▽

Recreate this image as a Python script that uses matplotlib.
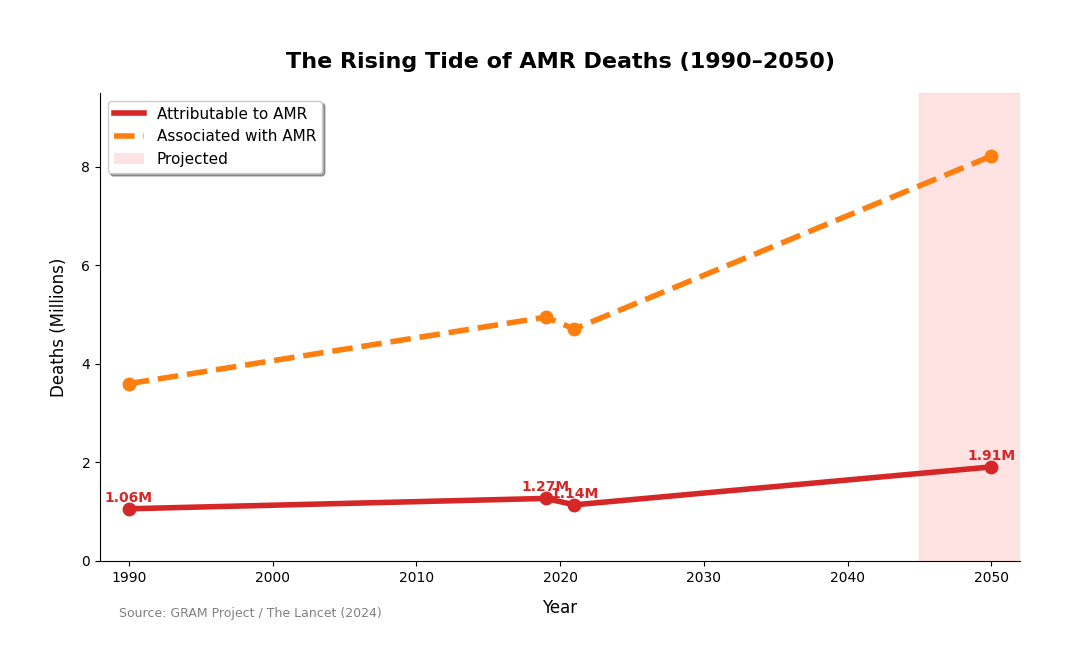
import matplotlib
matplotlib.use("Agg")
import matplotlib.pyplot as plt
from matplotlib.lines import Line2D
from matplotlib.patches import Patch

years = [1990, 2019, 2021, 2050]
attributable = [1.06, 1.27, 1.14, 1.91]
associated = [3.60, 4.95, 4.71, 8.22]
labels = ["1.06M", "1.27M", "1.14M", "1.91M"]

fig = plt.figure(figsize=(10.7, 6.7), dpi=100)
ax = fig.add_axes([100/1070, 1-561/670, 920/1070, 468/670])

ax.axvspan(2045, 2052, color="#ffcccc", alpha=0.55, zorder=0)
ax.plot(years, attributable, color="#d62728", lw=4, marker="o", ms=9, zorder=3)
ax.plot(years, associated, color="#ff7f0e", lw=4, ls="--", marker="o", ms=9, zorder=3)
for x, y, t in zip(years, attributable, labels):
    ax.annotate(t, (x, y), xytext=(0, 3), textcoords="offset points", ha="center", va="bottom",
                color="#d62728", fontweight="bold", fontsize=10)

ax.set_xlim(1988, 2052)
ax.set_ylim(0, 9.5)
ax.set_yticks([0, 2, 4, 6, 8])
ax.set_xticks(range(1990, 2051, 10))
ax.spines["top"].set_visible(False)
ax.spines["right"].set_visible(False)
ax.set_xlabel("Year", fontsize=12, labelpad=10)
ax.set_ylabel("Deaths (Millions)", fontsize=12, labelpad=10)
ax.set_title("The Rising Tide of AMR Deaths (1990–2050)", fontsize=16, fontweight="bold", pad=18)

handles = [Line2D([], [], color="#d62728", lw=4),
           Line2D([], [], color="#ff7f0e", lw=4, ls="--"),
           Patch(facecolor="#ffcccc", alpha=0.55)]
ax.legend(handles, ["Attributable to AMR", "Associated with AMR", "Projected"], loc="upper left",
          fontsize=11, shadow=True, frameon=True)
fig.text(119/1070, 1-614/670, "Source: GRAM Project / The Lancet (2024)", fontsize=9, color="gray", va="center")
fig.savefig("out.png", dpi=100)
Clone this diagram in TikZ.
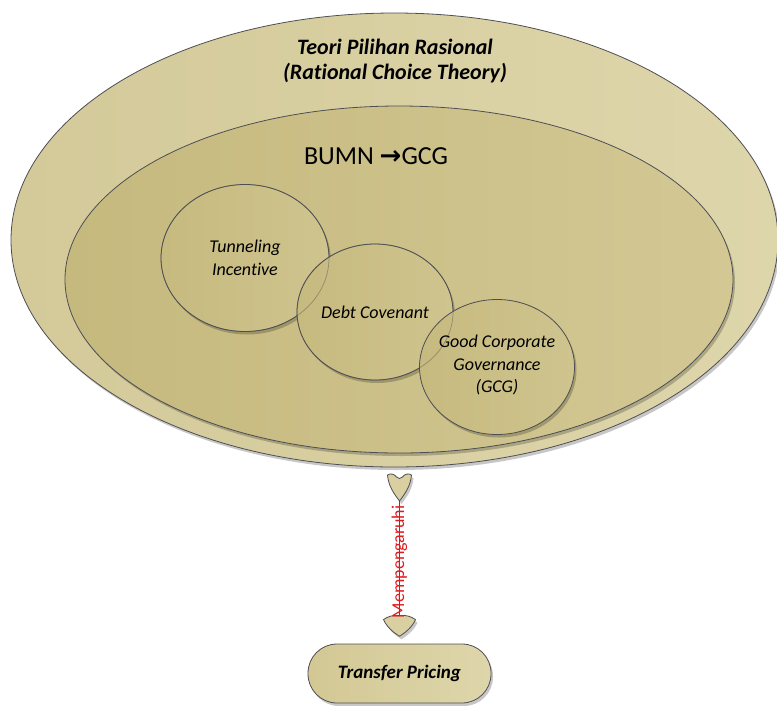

△

■ Task to carry out ■
Exclude the pictures and repeat every other part of the records word for word.

■ Response to the task ■
Recreate this image as a Python script that uses matplotlib.
import matplotlib
matplotlib.use("Agg")
import matplotlib.pyplot as plt
from matplotlib.lines import Line2D
from matplotlib.patches import Patch

years = [1990, 2019, 2021, 2050]
attributable = [1.06, 1.27, 1.14, 1.91]
associated = [3.60, 4.95, 4.71, 8.22]
labels = ["1.06M", "1.27M", "1.14M", "1.91M"]

fig = plt.figure(figsize=(10.7, 6.7), dpi=100)
ax = fig.add_axes([100/1070, 1-561/670, 920/1070, 468/670])

ax.axvspan(2045, 2052, color="#ffcccc", alpha=0.55, zorder=0)
ax.plot(years, attributable, color="#d62728", lw=4, marker="o", ms=9, zorder=3)
ax.plot(years, associated, color="#ff7f0e", lw=4, ls="--", marker="o", ms=9, zorder=3)
for x, y, t in zip(years, attributable, labels):
    ax.annotate(t, (x, y), xytext=(0, 3), textcoords="offset points", ha="center", va="bottom",
                color="#d62728", fontweight="bold", fontsize=10)

ax.set_xlim(1988, 2052)
ax.set_ylim(0, 9.5)
ax.set_yticks([0, 2, 4, 6, 8])
ax.set_xticks(range(1990, 2051, 10))
ax.spines["top"].set_visible(False)
ax.spines["right"].set_visible(False)
ax.set_xlabel("Year", fontsize=12, labelpad=10)
ax.set_ylabel("Deaths (Millions)", fontsize=12, labelpad=10)
ax.set_title("The Rising Tide of AMR Deaths (1990–2050)", fontsize=16, fontweight="bold", pad=18)

handles = [Line2D([], [], color="#d62728", lw=4),
           Line2D([], [], color="#ff7f0e", lw=4, ls="--"),
           Patch(facecolor="#ffcccc", alpha=0.55)]
ax.legend(handles, ["Attributable to AMR", "Associated with AMR", "Projected"], loc="upper left",
          fontsize=11, shadow=True, frameon=True)
fig.text(119/1070, 1-614/670, "Source: GRAM Project / The Lancet (2024)", fontsize=9, color="gray", va="center")
fig.savefig("out.png", dpi=100)
Clone this diagram in TikZ.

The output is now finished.